If the effects on air quality and animals aren’t bad enough, consider the immediate danger to humans. Emergency rooms fill with burn victims the day after fireworks celebrations. Last year, eight deaths and an estimated 9,700 injuries were attributed to fireworks. Worse, the explosives cause thousands of fires every year — for instance, in 2022, nearly 100 homes had to be evacuated after the Fourth of July in the area around Centerville, Utah.
Call me a party pooper, but once I learned all this, I began to hate fireworks with a passion.
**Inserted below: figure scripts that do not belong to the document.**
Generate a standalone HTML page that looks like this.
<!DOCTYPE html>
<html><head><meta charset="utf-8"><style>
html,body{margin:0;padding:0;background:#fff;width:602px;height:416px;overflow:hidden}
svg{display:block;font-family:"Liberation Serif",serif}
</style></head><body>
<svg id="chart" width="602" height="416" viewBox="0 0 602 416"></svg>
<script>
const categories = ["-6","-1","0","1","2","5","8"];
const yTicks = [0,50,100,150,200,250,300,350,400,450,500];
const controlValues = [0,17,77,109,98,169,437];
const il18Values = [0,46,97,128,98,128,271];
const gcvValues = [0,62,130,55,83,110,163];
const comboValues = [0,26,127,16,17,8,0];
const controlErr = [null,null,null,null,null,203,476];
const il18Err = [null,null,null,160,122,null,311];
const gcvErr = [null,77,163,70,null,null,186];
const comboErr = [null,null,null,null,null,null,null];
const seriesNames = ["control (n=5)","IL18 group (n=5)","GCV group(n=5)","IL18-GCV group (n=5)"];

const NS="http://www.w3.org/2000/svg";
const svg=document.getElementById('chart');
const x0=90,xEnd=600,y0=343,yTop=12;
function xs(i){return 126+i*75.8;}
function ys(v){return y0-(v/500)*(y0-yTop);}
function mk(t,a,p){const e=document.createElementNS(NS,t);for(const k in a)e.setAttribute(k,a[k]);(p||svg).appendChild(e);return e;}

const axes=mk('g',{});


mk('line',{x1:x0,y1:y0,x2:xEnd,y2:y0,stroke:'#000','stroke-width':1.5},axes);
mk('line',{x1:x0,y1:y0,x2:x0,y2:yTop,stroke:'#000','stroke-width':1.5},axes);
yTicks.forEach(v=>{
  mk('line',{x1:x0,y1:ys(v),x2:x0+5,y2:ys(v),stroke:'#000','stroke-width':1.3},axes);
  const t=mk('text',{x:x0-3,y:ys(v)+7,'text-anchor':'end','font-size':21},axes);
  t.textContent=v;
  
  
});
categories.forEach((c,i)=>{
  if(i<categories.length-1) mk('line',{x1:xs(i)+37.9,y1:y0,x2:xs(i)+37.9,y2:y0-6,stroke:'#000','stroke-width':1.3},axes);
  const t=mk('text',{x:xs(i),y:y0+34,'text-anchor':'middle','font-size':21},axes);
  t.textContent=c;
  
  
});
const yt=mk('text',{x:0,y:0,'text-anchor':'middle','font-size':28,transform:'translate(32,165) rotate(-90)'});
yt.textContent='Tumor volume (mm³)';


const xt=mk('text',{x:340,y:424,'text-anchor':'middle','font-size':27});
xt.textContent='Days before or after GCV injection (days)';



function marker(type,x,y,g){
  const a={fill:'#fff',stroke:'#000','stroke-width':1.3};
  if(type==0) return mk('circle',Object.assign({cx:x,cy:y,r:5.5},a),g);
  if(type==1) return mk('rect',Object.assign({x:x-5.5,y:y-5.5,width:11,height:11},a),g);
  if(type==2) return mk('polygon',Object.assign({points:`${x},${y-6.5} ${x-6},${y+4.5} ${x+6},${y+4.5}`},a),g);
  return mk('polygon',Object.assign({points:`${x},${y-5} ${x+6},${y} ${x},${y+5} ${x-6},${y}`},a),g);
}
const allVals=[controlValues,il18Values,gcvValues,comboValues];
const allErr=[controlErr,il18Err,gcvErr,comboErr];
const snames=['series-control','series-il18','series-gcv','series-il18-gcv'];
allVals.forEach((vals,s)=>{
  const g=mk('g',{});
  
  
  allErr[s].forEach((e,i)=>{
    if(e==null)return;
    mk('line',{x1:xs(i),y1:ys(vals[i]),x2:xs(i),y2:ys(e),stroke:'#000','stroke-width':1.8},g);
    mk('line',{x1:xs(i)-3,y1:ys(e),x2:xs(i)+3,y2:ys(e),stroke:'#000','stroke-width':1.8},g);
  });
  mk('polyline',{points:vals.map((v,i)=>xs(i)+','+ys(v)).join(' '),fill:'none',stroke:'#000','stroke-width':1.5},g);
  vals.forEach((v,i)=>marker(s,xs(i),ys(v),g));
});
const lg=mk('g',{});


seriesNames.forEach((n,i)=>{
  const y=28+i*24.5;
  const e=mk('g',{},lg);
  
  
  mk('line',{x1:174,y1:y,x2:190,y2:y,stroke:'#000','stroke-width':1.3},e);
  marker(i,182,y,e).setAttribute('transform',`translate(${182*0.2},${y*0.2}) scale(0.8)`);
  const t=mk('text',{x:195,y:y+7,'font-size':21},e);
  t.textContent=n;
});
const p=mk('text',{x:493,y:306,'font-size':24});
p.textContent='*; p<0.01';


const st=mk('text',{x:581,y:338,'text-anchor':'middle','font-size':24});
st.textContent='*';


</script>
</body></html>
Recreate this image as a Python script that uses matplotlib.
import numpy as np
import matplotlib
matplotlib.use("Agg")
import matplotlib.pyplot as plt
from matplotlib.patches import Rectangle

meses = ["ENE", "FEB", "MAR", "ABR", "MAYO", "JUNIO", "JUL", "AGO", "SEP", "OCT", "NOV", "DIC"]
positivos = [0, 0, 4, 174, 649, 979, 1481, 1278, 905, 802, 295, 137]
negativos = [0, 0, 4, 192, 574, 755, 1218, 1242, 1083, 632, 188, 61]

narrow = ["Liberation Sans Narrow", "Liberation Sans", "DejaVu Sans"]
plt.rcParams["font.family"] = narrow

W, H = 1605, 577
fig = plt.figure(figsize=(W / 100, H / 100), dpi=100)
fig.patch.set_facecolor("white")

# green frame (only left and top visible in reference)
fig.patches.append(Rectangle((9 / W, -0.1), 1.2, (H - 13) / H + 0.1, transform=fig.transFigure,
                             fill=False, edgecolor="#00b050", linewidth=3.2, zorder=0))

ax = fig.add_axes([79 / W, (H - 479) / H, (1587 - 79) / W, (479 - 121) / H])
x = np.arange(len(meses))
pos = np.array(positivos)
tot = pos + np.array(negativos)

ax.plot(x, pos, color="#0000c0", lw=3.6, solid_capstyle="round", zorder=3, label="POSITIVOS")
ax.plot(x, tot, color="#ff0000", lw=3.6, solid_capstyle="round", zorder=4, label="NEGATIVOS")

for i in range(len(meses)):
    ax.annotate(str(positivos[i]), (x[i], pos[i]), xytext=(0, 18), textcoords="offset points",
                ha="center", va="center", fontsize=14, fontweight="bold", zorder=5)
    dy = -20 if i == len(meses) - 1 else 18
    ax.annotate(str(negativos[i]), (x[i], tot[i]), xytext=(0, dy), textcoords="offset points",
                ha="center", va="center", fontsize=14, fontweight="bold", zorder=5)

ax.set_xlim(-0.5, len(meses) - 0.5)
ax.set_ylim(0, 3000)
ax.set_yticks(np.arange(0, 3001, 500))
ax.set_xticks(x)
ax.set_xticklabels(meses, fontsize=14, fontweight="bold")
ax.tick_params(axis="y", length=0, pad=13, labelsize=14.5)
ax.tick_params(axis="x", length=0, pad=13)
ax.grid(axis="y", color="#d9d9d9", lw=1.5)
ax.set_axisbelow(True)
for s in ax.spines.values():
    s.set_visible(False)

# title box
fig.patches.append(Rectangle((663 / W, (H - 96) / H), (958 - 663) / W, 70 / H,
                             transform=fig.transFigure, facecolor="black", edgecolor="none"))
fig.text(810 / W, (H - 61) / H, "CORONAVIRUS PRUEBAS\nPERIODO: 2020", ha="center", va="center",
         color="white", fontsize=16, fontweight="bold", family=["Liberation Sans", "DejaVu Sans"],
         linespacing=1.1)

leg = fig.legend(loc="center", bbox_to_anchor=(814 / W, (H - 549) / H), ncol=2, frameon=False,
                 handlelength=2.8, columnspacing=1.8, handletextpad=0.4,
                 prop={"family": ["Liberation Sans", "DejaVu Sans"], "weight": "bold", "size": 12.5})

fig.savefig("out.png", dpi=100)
When I started asking why we need to set off destructive explosives in order to have a good time, I found that all of this could easily be avoided because safer and more environmentally friendly alternatives are readily available.
Laser and drone shows are comparatively new inventions, but because of AI, they are rapidly getting more sophisticated and entertaining every year. The 2020 Olympics in Tokyo proved this innovation beautifully with 1,820 dancing drones instead of fireworks on the opening day.
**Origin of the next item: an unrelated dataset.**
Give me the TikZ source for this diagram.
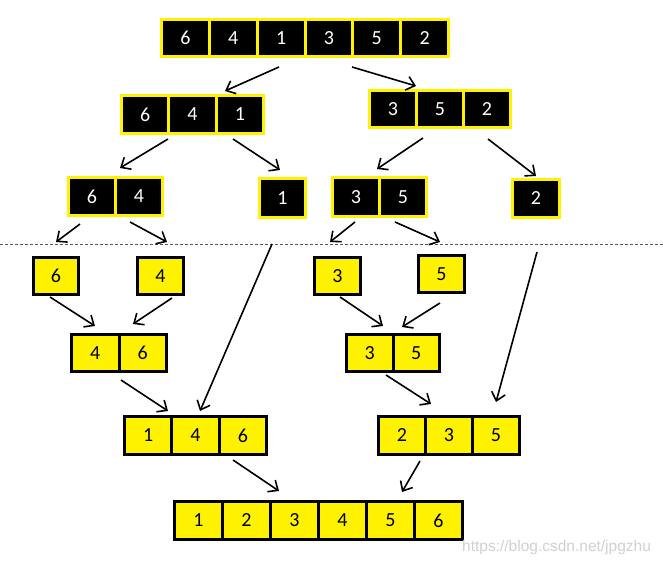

Because of the fire danger, Salt Lake City, Utah, has been organizing laser light shows instead of fireworks on the Fourth of July since 2022.
In Canada, cities like Banff and Canmore replaced traditional fireworks with low-noise, low-altitude, special-effects pyrotechnics because naturalists in the area reported damaging effects on nesting birds and wintering elk. Like many cities, they are also trying to outlaw individual consumer fireworks altogether to have better control over the fire danger and pollution cleanup.
“When you live in a valley full of trees, at a time of drought especially, and when wildfires are abounding as we have seen over recent years due to changes in climate, temperatures and weather patterns, we really have to be on top of somebody that’s purposefully setting off something that’s ignited into our environment,” said Canmore Mayor Sean Krausert.
In Italy, the town of Collecchio insists on silent fireworks. They are made with a reduced amount of flash powder, which lessens the noise they make. They still have most of the pollution problems, but at least they don’t scare the wildlife.
Critics in several cities have started petitions to bring back the beloved fireworks and insist they are a patriotic American tradition. But this argument is hard to sustain when veterans are among the groups objecting to the noise. My friend in Laguna Beach, a Vietnam vet with PTSD, is looking forward to the local Fourth of July party for the first time this year. “The noise always took me back to the worst times in Iraq,” he recently confessed.
I usually spend the Fourth of July with my rescue dog, Indigo, who is terrified when our neighborhood sounds like a war zone. So we turn up the volume on the TV to try and mask the noise, keep all blinds firmly closed and hide in the bedroom until the worst is over.
Wild animals don’t have that luxury.